An aside: for the AD rules here, all of those gradients and lagrange multipliers are essential to keep around in one form or another - so having them in the structure might have the ChainRules definitions a little bit easier to implement. An example is implementing the envelope condition to provide the AD rule for constrained optimization.
It wouldn't effect that. It would be in the closure.
Lots of fields which may be nothing is the better way here.
Perfect. Well, to start things off, lets start getting the gradients of the objectve in there were possible! MOI is a good one to start.
The main difference is that we don't have a solution type. Solutions are stored inside the model object which is owned by each package/solution algorithm (e.g, Cbc.Optimizer, Optim.Optimizer, ...).
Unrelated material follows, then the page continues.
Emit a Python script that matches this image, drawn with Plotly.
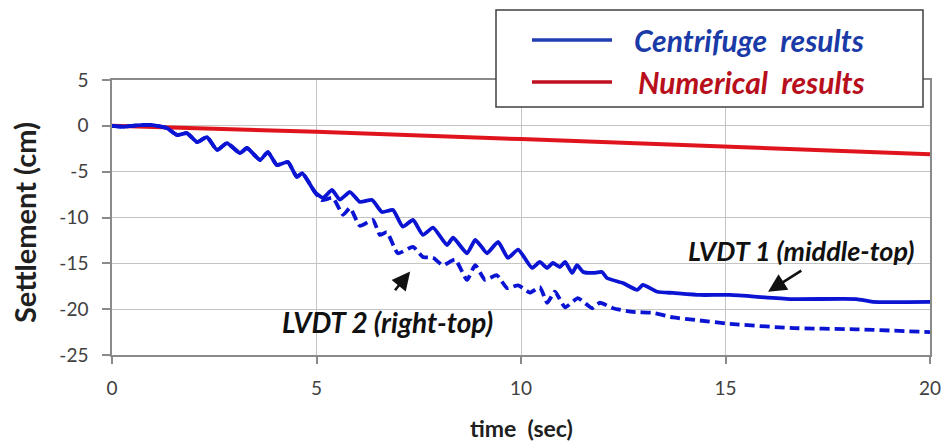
import plotly.graph_objects as go

# ---------------- data ----------------
time_lvdt1 = [0.0, 0.3, 0.6, 0.9, 1.1, 1.34, 1.59, 1.83, 2.08, 2.32, 2.57, 2.81, 3.13, 3.30,
              3.62, 3.81, 4.03, 4.30, 4.52, 4.65, 4.96, 5.16, 5.38, 5.57, 5.82, 6.06, 6.36,
              6.60, 6.87, 7.11, 7.36, 7.60, 7.85, 8.19, 8.34, 8.68, 8.88, 9.00, 9.17, 9.44,
              9.68, 9.93, 10.27, 10.46, 10.64, 10.78, 10.95, 11.08, 11.25, 11.37, 11.52,
              11.76, 11.98, 12.10, 12.49, 12.84, 12.98, 13.33, 13.72, 14.38, 15.11, 16.58,
              18.2, 18.6, 20.0]
settle_lvdt1 = [0.0, -0.1, 0.05, 0.1, 0.0, -0.24, -1.0, -0.79, -1.77, -1.22, -2.64, -1.88,
                -2.97, -2.42, -3.73, -2.86, -4.27, -3.95, -5.58, -5.15, -7.22, -7.87, -7.0,
                -8.05, -7.22, -8.3, -8.09, -9.4, -9.18, -11.0, -10.27, -11.9, -11.1, -13.0,
                -12.2, -13.9, -12.45, -13.0, -13.9, -12.67, -14.4, -13.5, -15.5, -14.85,
                -15.5, -14.96, -15.4, -14.85, -16.05, -15.2, -15.94, -16.05, -15.94, -16.6,
                -17.15, -17.9, -17.36, -18.1, -18.23, -18.45, -18.45, -18.9, -18.9, -19.2,
                -19.2]

time_lvdt2 = [0.0, 0.3, 0.6, 0.9, 1.1, 1.34, 1.59, 1.83, 2.08, 2.32, 2.57, 2.81, 3.13, 3.30,
              3.62, 3.81, 4.03, 4.30, 4.52, 4.65, 4.96, 5.13, 5.40, 5.65, 5.82, 6.06, 6.38,
              6.55, 6.72, 6.99, 7.36, 7.60, 7.85, 8.09, 8.39, 8.68, 8.88, 9.12, 9.41, 9.66,
              9.93, 10.22, 10.46, 10.64, 10.83, 11.08, 11.39, 11.74, 11.93, 12.25, 12.74,
              13.23, 13.72, 14.30, 15.11, 16.58, 18.2, 20.0]
settle_lvdt2 = [0.0, -0.1, 0.05, 0.1, 0.0, -0.24, -1.0, -0.79, -1.77, -1.22, -2.64, -1.88,
                -2.97, -2.42, -3.73, -2.86, -4.27, -3.95, -5.58, -5.15, -7.22, -8.1, -7.87,
                -9.7, -8.96, -10.9, -10.27, -11.9, -11.6, -13.9, -13.2, -14.3, -14.4, -15.2,
                -14.6, -16.8, -15.2, -16.8, -16.3, -17.7, -17.4, -18.2, -17.6, -19.3, -18.1,
                -19.8, -18.8, -19.9, -19.3, -19.9, -20.3, -20.4, -20.9, -21.2, -21.6, -22.05,
                -22.2, -22.5]

time_numerical = [0, 5, 10, 15, 20]
settle_numerical = [0.0, -0.65, -1.45, -2.25, -3.1]

x_ticks = [0, 5, 10, 15, 20]
y_ticks = [5, 0, -5, -10, -15, -20, -25]

legend_labels = ["Centrifuge&nbsp;&nbsp;results", "Numerical&nbsp;&nbsp;results"]
note_lvdt1 = "LVDT 1 (middle-top)"
note_lvdt2 = "LVDT 2 (right-top)"
x_title = "time&nbsp;&nbsp;(sec)"
y_title = "Settlement (cm)"

# ---------------- style ----------------
BLUE = "#0a14d2"
RED = "#e0141c"
FONT = "Lato"

fig = go.Figure()
fig.add_trace(go.Scatter(x=time_numerical, y=settle_numerical, mode="lines",
                         line=dict(color=RED, width=4), showlegend=False))
fig.add_trace(go.Scatter(x=time_lvdt2, y=settle_lvdt2, mode="lines",
                         line=dict(color=BLUE, width=3.8, dash="10px,5px",
                                   shape="spline", smoothing=0.5), showlegend=False))
fig.add_trace(go.Scatter(x=time_lvdt1, y=settle_lvdt1, mode="lines",
                         line=dict(color=BLUE, width=3.8, shape="spline", smoothing=0.5),
                         showlegend=False))

axis_common = dict(showgrid=True, gridcolor="#c4c4c4", gridwidth=1, zeroline=False,
                   showline=True, linecolor="#8a8a8a", linewidth=1.5, mirror=True,
                   ticks="outside", tickcolor="#8a8a8a", tickwidth=1.5, automargin=False,
                   tickfont=dict(family=FONT, size=19, color="#404040"))

fig.update_xaxes(range=[0, 20], tickvals=x_ticks, ticktext=[str(v) for v in x_ticks],
                 ticklen=7, ticklabelstandoff=8, **axis_common)
fig.update_yaxes(range=[-25, 5], tickvals=y_ticks, ticktext=[str(v) for v in y_ticks],
                 ticklen=8, ticklabelstandoff=10, **axis_common)

L, R, T, B = 112, 15, 80, 89
W, H = 945, 444
pw, ph = W - L - R, H - T - B


def px_x(p):
    return (p - L) / pw


def px_y(p):
    return (H - B - p) / ph


shapes = [
    dict(type="rect", xref="paper", yref="paper", x0=px_x(496), x1=px_x(923),
         y0=px_y(107), y1=px_y(10), fillcolor="white", line=dict(color="#404040", width=1.5),
         layer="above"),
    dict(type="line", xref="paper", yref="paper", x0=px_x(532), x1=px_x(612),
         y0=px_y(40), y1=px_y(40), line=dict(color="#1f3fb0", width=3.5), layer="above"),
    dict(type="line", xref="paper", yref="paper", x0=px_x(532), x1=px_x(612),
         y0=px_y(82), y1=px_y(82), line=dict(color="#c01020", width=3.5), layer="above"),
]

annotations = [
    dict(xref="paper", yref="paper", x=px_x(632), y=px_y(40), xanchor="left", yanchor="middle",
         text="<b><i>" + legend_labels[0] + "</i></b>", showarrow=False,
         font=dict(family=FONT, size=30, color="#1a3aa8")),
    dict(xref="paper", yref="paper", x=px_x(636), y=px_y(82), xanchor="left", yanchor="middle",
         text="<b><i>" + legend_labels[1] + "</i></b>", showarrow=False,
         font=dict(family=FONT, size=30, color="#b80f1c")),
    dict(x=16.85, y=-13.55, xref="x", yref="y", text="<b><i>" + note_lvdt1 + "</i></b>",
         showarrow=False, font=dict(family=FONT, size=27, color="#111111")),
    dict(x=6.74, y=-21.4, xref="x", yref="y", text="<b><i>" + note_lvdt2 + "</i></b>",
         showarrow=False, font=dict(family=FONT, size=28, color="#111111")),
    dict(x=16.04, y=-18.1, xref="x", yref="y", ax=16.89, ay=-15.7, axref="x", ayref="y",
         text="", showarrow=True, arrowhead=2, arrowsize=1.4, arrowwidth=2.6, arrowcolor="#111111"),
    dict(x=7.29, y=-15.9, xref="x", yref="y", ax=6.89, ay=-18.1, axref="x", ayref="y",
         text="", showarrow=True, arrowhead=2, arrowsize=1.4, arrowwidth=2.6, arrowcolor="#111111"),
    dict(xref="paper", yref="paper", x=px_x(521), y=px_y(428), xanchor="center",
         yanchor="middle", text="<b>" + x_title + "</b>", showarrow=False,
         font=dict(family=FONT, size=23, color="#202020")),
    dict(xref="paper", yref="paper", x=px_x(24), y=px_y(223), xanchor="center",
         yanchor="middle", text="<b>" + y_title + "</b>", showarrow=False, textangle=-90,
         font=dict(family=FONT, size=29, color="#202020")),
]

fig.update_layout(width=W, height=H, margin=dict(l=L, r=R, t=T, b=B, autoexpand=False),
                  paper_bgcolor="white", plot_bgcolor="white",
                  shapes=shapes, annotations=annotations, showlegend=False)

fig.write_html("out.html")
Then that type overloads the appropriate getters for different solution attributes. It also allows optimizers to overload solver-specific solution attributes.
JuMP has a SolutionSummary object for simple problems and is mainly intended as a print debugging tool.
https://github.com/jump-dev/JuMP.jl/blob/6901e8f98bf24242a141e003e42530fa90f33c3c/src/print.jl#L414-L436
but it's a pain to build because you have try-catch for "do you support this attribute?"
https://github.com/jump-dev/JuMP.jl/blob/6901e8f98bf24242a141e003e42530fa90f33c3c/src/print.jl#L474-L477
Having solution methods subtype some AbstractSolutionAlgorithm type, and then overload get for different attributes is really the way to go. It's a pain that MOI is big and complicated and doesn't support first-class nonlinear. But it's really the way to go to abstract over a wide range of solvers and problem types.